The Ted Sarandos hiring enabled Netflix to implement a business strategy that improved its relationships with the major studios, which resulted in lower DVD costs and an expanded movie library (Shih & Kaufman, pp. 7 – 8). Its shift from a centralized distribution center into regional distribution centers reduced DVD delivery and return costs and times (Shih & Kaufman, pp. 8 – 9). The company’s shift from focusing on new movie releases to independent and lesser-known movies contributed to new revenue streams (Shih & Kaufman, p. 9). Netflix's decision to divest itself of its home DVD business, and to focus on live video streaming delivery evolved its emergent business strategies into its deliberate business strategy (Shih & Kaufman, pp. 12 – 14), Netflix's adoption of its deliberate business strategy enabled to focus on producing and streaming its own original video content. It also enabled Netflix to live stream the video content of independent and major studios, which have made it the market leader within the live video streaming industry.
Netflix's Emergent Business Strategies and External Factors: 1997 – 2011
Unanticipated industry challenges tend to force new market entrants to adopt emergent business strategies to ensure their profitability and their survivability (Mier & Kohli, 2021). Henry Mintzberg posited that businesses implementing emergent strategies adapt their business strategies over time as they deal with the realities of doing business (Moore, 2020). Netflix haphazardly adjusted its business strategies every time that it faced a new business challenge. Its adaptability allowed it to stay ahead of industry paradigm shifts (Lombroso, 2020; Mier & Kohli, 2021) as it transitioned its home DVD rental industry business model to its live video streaming industry business model.
Netflix's ability to address these challenges allowed it to remain competitive, while its nearest competitor, Blockbuster, failed to remain viable in the market. Customer dissatisfaction with slow delivery times, high customer investments, and late fees forced Netflix to eliminate its late return fee pricing model (Shih & Kaufman, p.4). It also contributed to Netflix's decision to adopt a prepaid subscription service (Shih & Kaufman, p. 5). Consumer needs for expanded content availability and content recommendations directly contributed to Netflix's implementation of its recommendation system. Customer dissatisfaction with slow DVD delivery and return times pressured Netflix to adopt a strategy of establishing more regional and local distribution centers (Shih & Kaufman, p. 8 – 9). Waning consumer interest in home DVD rentals, increased Internet availability, original content production, and the emergence of video-on-demand services directly Netflix's decision to enter the live video streaming industry (Shih & Kaufman, p. 12 – 14).
Blockbuster vs. Netflix
Blockbuster’s competitive advantage within the video DVD rental industry depended on its ability to satisfy customer demands more efficiently than its nearest competitors. Its deliberate strategy of physical stores, DVD rental pricing, new content availability, and late return fees made it the dominant industry leader. Its poor strategic forecasting and strategic vision failed to identify Netflix as a serious market challenger (Shih & Kaufman, p. 10). Netflix's implementation of adaptive and emergent strategies forced Blockbuster to revise its business strategy in the early 2000s (Shih & Kaufman, p. 10). Unfortunately, it was too late for Blockbuster to remain a viable competitor in the market, which led to its departure from the market in 2010 (Dutter, 2024; Shih & Kaufman, p.11).

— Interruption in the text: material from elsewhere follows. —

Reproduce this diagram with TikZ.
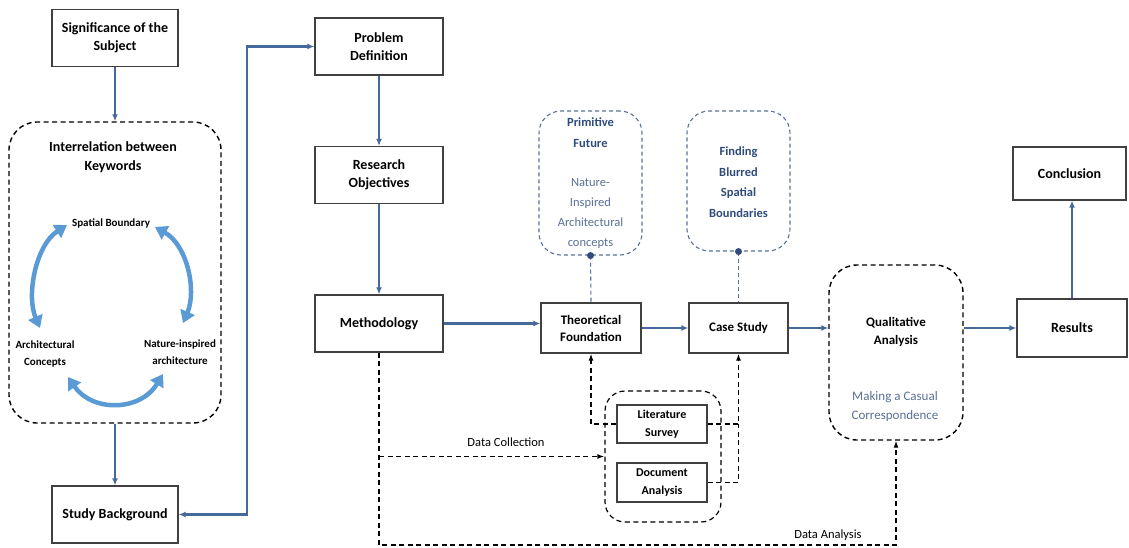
\documentclass[tikz,border=0pt]{standalone}
\usepackage{fontspec}
\setmainfont{Carlito}
\usetikzlibrary{arrows.meta}
\definecolor{flowblue}{HTML}{46689B}
\definecolor{cycblue}{HTML}{5B9BD5}
\definecolor{headblue}{HTML}{2F4B7C}
\definecolor{noteblue}{HTML}{5A7096}
\definecolor{edgegray}{HTML}{404040}
\begin{document}
\begin{tikzpicture}[x=1pt,y=-1pt,
    box/.style={draw=edgegray,line width=1.3pt,align=center,inner sep=0pt,font=\fontsize{14}{18}\selectfont\bfseries},
    hollow/.style={draw=black,line width=1.4pt,dash pattern=on 5pt off 3.5pt,rounded corners=28pt,inner sep=0pt},
    idea/.style={draw=noteblue,line width=1.1pt,dash pattern=on 4pt off 3pt,rounded corners=22pt,inner sep=0pt},
    kw/.style={align=center,inner sep=1pt,font=\fontsize{11}{17}\selectfont\bfseries},
    headtxt/.style={align=center,text=headblue,font=\fontsize{12.5}{20.5}\selectfont\bfseries},
    notetxt/.style={align=center,text=noteblue,font=\fontsize{12.5}{20}\selectfont},
    lbl/.style={inner sep=1pt,font=\fontsize{12.5}{15}\selectfont},
    flow/.style={draw=flowblue,line width=2.1pt,-{Latex[length=7pt,width=6pt]}},
    dashline/.style={draw=black,line width=1.3pt,dash pattern=on 5pt off 3.5pt},
    dashflow/.style={dashline,-{Latex[length=7pt,width=5pt]}},
    ideadash/.style={draw=noteblue,line width=1.1pt,dash pattern=on 4pt off 3pt},
    cyc/.style={draw=cycblue,line width=4.5pt,{Triangle[length=12pt,width=15pt]}-{Triangle[length=12pt,width=15pt]}}]
    \useasboundingbox (0,0) rectangle (1129,548);

    % left column
    \node[box,minimum width=126pt,minimum height=57pt] (signif) at (115,38) {Significance of the\\Subject};
    \node[hollow,minimum width=212pt,minimum height=301pt] (inter) at (115,272.5) {};
    \node[align=center,font=\fontsize{14}{19}\selectfont\bfseries] (intertitle) at (113,157) {Interrelation between\\Keywords};
    \node[kw] (spatial) at (111,223) {Spatial Boundary};
    \node[kw] (archc) at (45,354) {Architectural\\Concepts};
    \node[kw] (natinsp) at (180,352) {Nature-inspired\\architecture};
    \node[box,minimum width=126pt,minimum height=57pt] (studyb) at (115,514.5) {Study Background};

    \coordinate (a1) at (67,225);
    \coordinate (a2) at (40,328);
    \coordinate (b1) at (155,227);
    \coordinate (b2) at (183,323);
    \coordinate (c1) at (68,377);
    \coordinate (c2) at (163,374);
    \draw[cyc] (a1) .. controls (36,245) and (26,295) .. (a2);
    \draw[cyc] (b1) .. controls (187,245) and (197,290) .. (b2);
    \draw[cyc] (c1) .. controls (92,412) and (140,412) .. (c2);

    % main column
    \node[box,minimum width=128pt,minimum height=57pt] (probdef) at (379,46.5) {Problem\\Definition};
    \node[box,minimum width=128pt,minimum height=57pt] (resobj) at (379,175) {Research\\Objectives};
    \node[box,minimum width=128pt,minimum height=57pt] (method) at (379,323.5) {Methodology};

    \node[idea,minimum width=103pt,minimum height=144pt] (primfut) at (590.5,183) {};
    \node[headtxt] (primhead) at (590.5,132.5) {Primitive\\Future};
    \node[notetxt] (primnote) at (590.5,213) {Nature-\\Inspired\\Architectural\\concepts};
    \node[idea,minimum width=103pt,minimum height=140pt] (findbl) at (738.5,181) {};
    \node[headtxt] (findhead) at (738.5,182) {Finding\\Blurred\\Spatial\\Boundaries};

    \node[box,font=\fontsize{13}{17}\selectfont\bfseries,minimum width=100pt,minimum height=50pt] (theory) at (591,328) {Theoretical\\Foundation};
    \node[box,font=\fontsize{13}{17}\selectfont\bfseries,minimum width=99pt,minimum height=50pt] (casest) at (738.5,328) {Case Study};

    \node[hollow,rounded corners=20pt,line width=1.2pt,minimum width=116pt,minimum height=131pt] (collect) at (663,456.5) {};
    \node[box,font=\fontsize{12}{18}\selectfont\bfseries,minimum width=90pt,minimum height=38pt] (litsurv) at (662,424) {Literature\\Survey};
    \node[box,font=\fontsize{12}{18}\selectfont\bfseries,minimum width=90pt,minimum height=39pt] (docan) at (662,482.5) {Document\\Analysis};

    \node[hollow,minimum width=134pt,minimum height=175pt] (qualan) at (896,352.5) {};
    \node[align=center,font=\fontsize{13}{18}\selectfont\bfseries] (qualtxt) at (896,332) {Qualitative\\Analysis};
    \node[align=center,text=noteblue,font=\fontsize{13}{19}\selectfont] (casual) at (895,406.5) {Making a Casual\\Correspondence};

    \node[box,minimum width=110pt,minimum height=58pt] (results) at (1072,328) {Results};
    \node[box,minimum width=113pt,minimum height=53pt] (concl) at (1069.5,173.5) {Conclusion};

    % solid arrows
    \coordinate (turn) at (247,280);
    \draw[flow] (signif.south) -- (inter.north);
    \draw[flow] (inter.south) -- (studyb.north);
    \draw[flow,{Latex[length=7pt,width=6pt]}-{Latex[length=7pt,width=6pt]}] (studyb.east) -| (turn) |- (probdef.west);
    \draw[flow] (probdef.south) -- (resobj.north);
    \draw[flow] (resobj.south) -- (method.north);
    \draw[flow] (method.east) -- (method.east -| theory.west);
    \draw[flow] (theory.east) -- (casest.west);
    \draw[flow] (casest.east) -- (casest.east -| qualan.west);
    \draw[flow] (qualan.east |- results.west) -- (results.west);
    \draw[flow] (results.north) -- (results.north |- concl.south);

    % idea links
    \draw[ideadash] (primfut.south) -- (theory.north);
    \draw[ideadash] (findbl.south) -- (casest.north);
    \fill[headblue] (primfut.south) circle (3.5pt);
    \fill[headblue] (findbl.south) circle (3.5pt);

    % dashed data lines
    \draw[dashflow] (litsurv.west) -| (theory.south);
    \draw[dashflow] (litsurv.east) -| (casest.south);
    \draw[dashline] (docan.east) -| (casest.south |- litsurv.east);
    \draw[dashflow] (method.south |- collect.west) -- (collect.west);
    \node[lbl] (datacoll) at (506,442) {Data Collection};
    \coordinate (anl) at (896,545);
    \draw[dashflow] (method.south) |- (anl) -- (qualan.south);
    \node[lbl] (dataan) at (828,535) {Data Analysis};
\end{tikzpicture}
\end{document}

Conversely, Netflix's disruptive and emergent business strategies enabled it to adapt to external market forces quickly. Its senior leadership team’s willingness to take risks allowed Netflix to implement a deliberate strategy that satisfied customer content availability and pricing needs (Mier & Kohli, 2021, p. 195; Shih & Kaufman, 2014). Netflix's identification and pursuit of its “relative performance goals” enabled it to overtake Blockbuster in the home DVD rental industry (Tarakci et al., 2024, p. 1). Unlike Blockbuster, Netflix transitioned from its home DVD rental model, increased its content availability, adjusted its pricing strategy, developed a customer recommendation system, and embraced the live video streaming business model. Netflix CEO Hastings suggested that Blockbuster’s failure to adjust its business model to compete in the online DVD rental market enabled Netflix to expand in this market (Shih & Kaufman, pp. 10 – 11).
Conclusion
Blockbuster is an example of a company that owned a competitive advantage, but that lacked a strategic vision for the future. Its failure to adapt its business model to address changing external market forces caused it to lose its competitive advantage to Netflix. Today, Blockbuster no longer exists. Conversely, Netflix's willingness to adapt its business model by implementing a series of successful emergent strategies allowed it to overtake Blockbuster within the home DVD rental market. Netflix's deliberate strategy of developing its live video streaming business model have made it today’s industry leader.